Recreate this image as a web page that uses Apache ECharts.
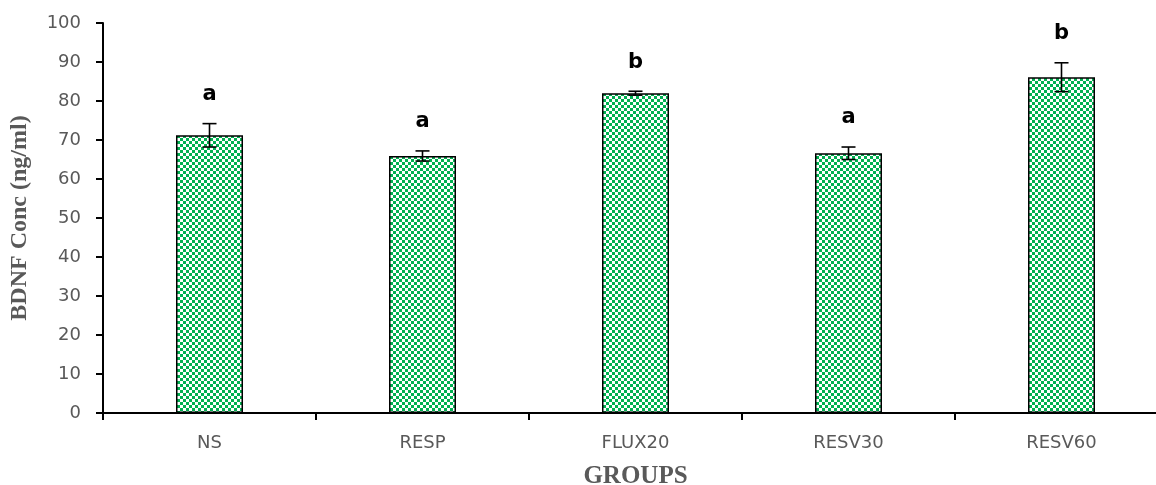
<!DOCTYPE html>
<html><head><meta charset="utf-8">
<script src="https://cdn.jsdelivr.net/npm/echarts@6/dist/echarts.min.js"></script>
<style>html,body{margin:0;padding:0;background:#fff}#c{width:1156px;height:485px}</style>
</head><body><div id="c"></div>
<script>
const categories = ['NS', 'RESP', 'FLUX20', 'RESV30', 'RESV60'];
const means = [71.2, 65.9, 82.0, 66.6, 86.1];
const errors = [3.0, 1.3, 0.5, 1.6, 3.7];
const letters = ['a', 'a', 'b', 'a', 'b'];
const yTicks = [0, 10, 20, 30, 40, 50, 60, 70, 80, 90, 100];

const pc = document.createElement('canvas');
pc.width = 6; pc.height = 6;
const g = pc.getContext('2d');
g.fillStyle = '#ffffff'; g.fillRect(0, 0, 6, 6);
g.fillStyle = '#00b050';
g.fillRect(0, 0, 3, 3); g.fillRect(3, 3, 3, 3);

const chart = echarts.init(document.getElementById('c'), null, {renderer: 'canvas'});
chart.setOption({
  animation: false,
  grid: {left: 103, top: 23, bottom: 72, right: -12, containLabel: false, outerBoundsMode: 'none'},
  xAxis: {
    type: 'category', data: categories,
    axisLine: {lineStyle: {color: '#000', width: 2}},
    axisTick: {show: true, length: 7, lineStyle: {color: '#000', width: 2}},
    axisLabel: {color: '#595959', fontFamily: 'DejaVu Sans', fontSize: 18, margin: 21},
    name: 'GROUPS', nameLocation: 'middle', nameGap: 51,
    nameTextStyle: {fontFamily: 'Liberation Serif', fontWeight: 'bold', fontSize: 25, color: '#595959'}
  },
  yAxis: {
    type: 'value', min: yTicks[0], max: yTicks[yTicks.length - 1], interval: 10,
    splitLine: {show: false},
    axisLine: {show: true, lineStyle: {color: '#000', width: 2}},
    axisTick: {show: true, length: 7, lineStyle: {color: '#000', width: 2}},
    axisLabel: {color: '#595959', fontFamily: 'DejaVu Sans', fontSize: 18, margin: 22},
    name: 'BDNF Conc (ng/ml)', nameLocation: 'middle', nameGap: 71,
    nameTextStyle: {fontFamily: 'Liberation Serif', fontWeight: 'bold', fontSize: 24, color: '#595959'}
  },
  series: [
    {
      type: 'bar', data: means, barWidth: 67,
      itemStyle: {color: {image: pc, repeat: 'repeat'}, borderColor: '#000', borderWidth: 1.5}
    },
    {
      type: 'custom', z: 10,
      data: means.map((m, i) => [i, m, errors[i], letters[i]]),
      renderItem: function (params, api) {
        const i = api.value(0), m = api.value(1), e = api.value(2);
        const top = api.coord([i, m + e]);
        const bot = api.coord([i, m - e]);
        const hw = 7;
        const ls = {stroke: '#000', lineWidth: 1.6};
        return {
          type: 'group',
          children: [
            {type: 'line', shape: {x1: top[0], y1: top[1], x2: bot[0], y2: bot[1]}, style: ls},
            {type: 'line', shape: {x1: top[0] - hw, y1: top[1], x2: top[0] + hw, y2: top[1]}, style: ls},
            {type: 'line', shape: {x1: bot[0] - hw, y1: bot[1], x2: bot[0] + hw, y2: bot[1]}, style: ls},
            {type: 'text', x: top[0], y: top[1] - 29,
             style: {text: letters[params.dataIndex], fill: '#000', font: 'bold 21px "DejaVu Sans"', textAlign: 'center', textVerticalAlign: 'middle'}}
          ]
        };
      }
    }
  ]
});
</script></body></html>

++++++++++++++++++++

● **Challenge**
Repeat the data above exactly, but not the pictures.

● **Complete answer**
Recreate this image as a web page that uses Apache ECharts.
<!DOCTYPE html>
<html><head><meta charset="utf-8">
<script src="https://cdn.jsdelivr.net/npm/echarts@6/dist/echarts.min.js"></script>
<style>html,body{margin:0;padding:0;background:#fff}#c{width:1156px;height:485px}</style>
</head><body><div id="c"></div>
<script>
const categories = ['NS', 'RESP', 'FLUX20', 'RESV30', 'RESV60'];
const means = [71.2, 65.9, 82.0, 66.6, 86.1];
const errors = [3.0, 1.3, 0.5, 1.6, 3.7];
const letters = ['a', 'a', 'b', 'a', 'b'];
const yTicks = [0, 10, 20, 30, 40, 50, 60, 70, 80, 90, 100];

const pc = document.createElement('canvas');
pc.width = 6; pc.height = 6;
const g = pc.getContext('2d');
g.fillStyle = '#ffffff'; g.fillRect(0, 0, 6, 6);
g.fillStyle = '#00b050';
g.fillRect(0, 0, 3, 3); g.fillRect(3, 3, 3, 3);

const chart = echarts.init(document.getElementById('c'), null, {renderer: 'canvas'});
chart.setOption({
  animation: false,
  grid: {left: 103, top: 23, bottom: 72, right: -12, containLabel: false, outerBoundsMode: 'none'},
  xAxis: {
    type: 'category', data: categories,
    axisLine: {lineStyle: {color: '#000', width: 2}},
    axisTick: {show: true, length: 7, lineStyle: {color: '#000', width: 2}},
    axisLabel: {color: '#595959', fontFamily: 'DejaVu Sans', fontSize: 18, margin: 21},
    name: 'GROUPS', nameLocation: 'middle', nameGap: 51,
    nameTextStyle: {fontFamily: 'Liberation Serif', fontWeight: 'bold', fontSize: 25, color: '#595959'}
  },
  yAxis: {
    type: 'value', min: yTicks[0], max: yTicks[yTicks.length - 1], interval: 10,
    splitLine: {show: false},
    axisLine: {show: true, lineStyle: {color: '#000', width: 2}},
    axisTick: {show: true, length: 7, lineStyle: {color: '#000', width: 2}},
    axisLabel: {color: '#595959', fontFamily: 'DejaVu Sans', fontSize: 18, margin: 22},
    name: 'BDNF Conc (ng/ml)', nameLocation: 'middle', nameGap: 71,
    nameTextStyle: {fontFamily: 'Liberation Serif', fontWeight: 'bold', fontSize: 24, color: '#595959'}
  },
  series: [
    {
      type: 'bar', data: means, barWidth: 67,
      itemStyle: {color: {image: pc, repeat: 'repeat'}, borderColor: '#000', borderWidth: 1.5}
    },
    {
      type: 'custom', z: 10,
      data: means.map((m, i) => [i, m, errors[i], letters[i]]),
      renderItem: function (params, api) {
        const i = api.value(0), m = api.value(1), e = api.value(2);
        const top = api.coord([i, m + e]);
        const bot = api.coord([i, m - e]);
        const hw = 7;
        const ls = {stroke: '#000', lineWidth: 1.6};
        return {
          type: 'group',
          children: [
            {type: 'line', shape: {x1: top[0], y1: top[1], x2: bot[0], y2: bot[1]}, style: ls},
            {type: 'line', shape: {x1: top[0] - hw, y1: top[1], x2: top[0] + hw, y2: top[1]}, style: ls},
            {type: 'line', shape: {x1: bot[0] - hw, y1: bot[1], x2: bot[0] + hw, y2: bot[1]}, style: ls},
            {type: 'text', x: top[0], y: top[1] - 29,
             style: {text: letters[params.dataIndex], fill: '#000', font: 'bold 21px "DejaVu Sans"', textAlign: 'center', textVerticalAlign: 'middle'}}
          ]
        };
      }
    }
  ]
});
</script></body></html>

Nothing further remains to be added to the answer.